Tell us, please, what is it that scared you so? Have you forgotten who you are? [Snip] You have published some of the greatest writers in history. You have stood by them as publishers should, you have fought for free speech against the most violent and terrifying odds. And now, even though there was no fatwa, no ban, not even a court order, you have not only caved in, you have humiliated yourself abjectly before a fly-by-night outfit by signing settlement. Why? You have all the resources anybody could possibly need to fight a legal battle. [Snip] You must tell us what happened. What was it that terrified you? You owe us, your writers an explanation at the very least.

Clearly, there is much more to this story. I hope we find out what it is.

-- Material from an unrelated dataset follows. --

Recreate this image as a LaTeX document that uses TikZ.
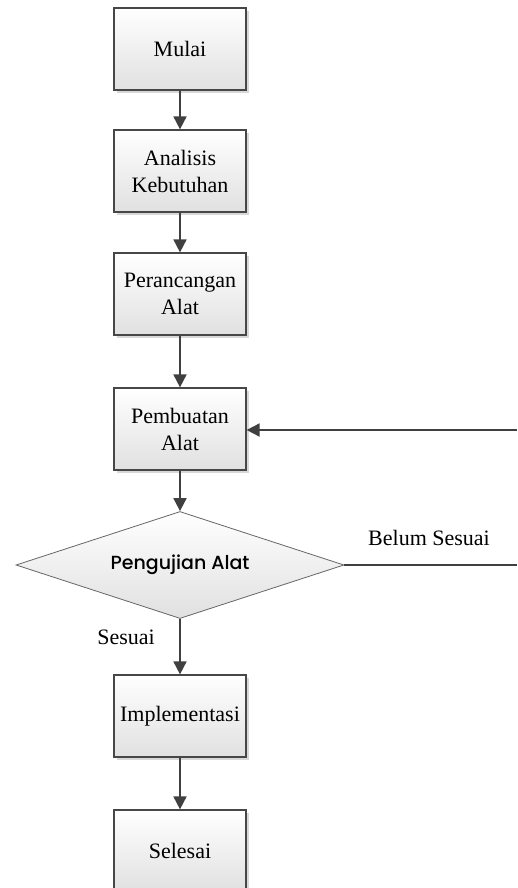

Finally, in the Huffington Post, Jehangir S. Pocha situates l’affaire Doniger and other Indian censorship episodes in the context not only of nationalism and resurgent religious fundamentalism, but of India’s embrace of the free market:

About 25 years ago when India kicked off the economic reforms that ignited the national reconsideration roiling the nation today, many dreamt of turning their nation into another United States. But somewhere in the haste to achieve that, India has fallen into growing social conservatism, unfettered (crony) capitalism, rising ultra-nationalism and an increasing comfort with political authoritarianism that could well end up making it more like Putin’s Russia.

Narendra Modi, the head of the BJP, India’s right-wing Hindu nationalist party, appears to be the frontrunner to become the country’s next prime minister. Modi is a real piece of work who has been credibly implicated in mass murder. Modi’s rise, and fact that the countries with the world’s two largest emerging economies — India and China — also have such appalling records when it comes to protecting free speech is deeply disturbing, and that’s putting it mildly.